So I decided to take out the wall smashing code for now and work on the collision detection which has been bothering me. Remember that quick and dirty fix I did on Day 1? Well, I don’t like it. It’s just messy and not right.
I did a search online and found someone talking about collision ‘prevention’ on the AtariAge Forums. I never thought of this. This seems like it would be a lot better system. It might take up a bit more resources but should be worth it.
The difference between the two is that with collision ‘detection’ code, the collision with the wall has to happen and then you have to take the steps and send the player back to where he was before he collided with the wall. This was kind of glitchy, just knocking back the player. I mean it would kind of work but the player would stick to the walls at times, gave the walls kind of a sticky feel to them which isn’t very fun.
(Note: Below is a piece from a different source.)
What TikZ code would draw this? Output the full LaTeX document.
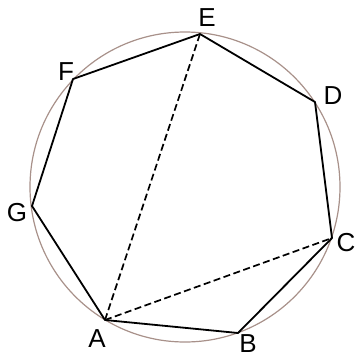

With collision prevention however, you just check a pixel ahead of the player in whatever direction it is heading. If there is a solid pixel (wall) there then don’t allow the player to move in that direction anymore. Sounds stupid simple and easy… However it took me all night to get it right. Trying to figure out where the Atari was placing the x and y location of my player sprite and checking all four corners of the player to make sure it could slide in between an 8 pixel wide opening. It was a lot of frustrating debugging… but….
I finally did it! Buttery smooth collision prevention! You can move that player all over the game world now, bumping into walls and gliding along side them and slipping through small openings, exactly how the player would expect it to behave. It feels so much cleaner, smooth, and fun. Really happy I decided to take the time to do this.
Next I think I might start working on what I originally planned to work on tonight. Making a random generated dungeon with multiple floors… I have an idea on how I should be able to pull this off.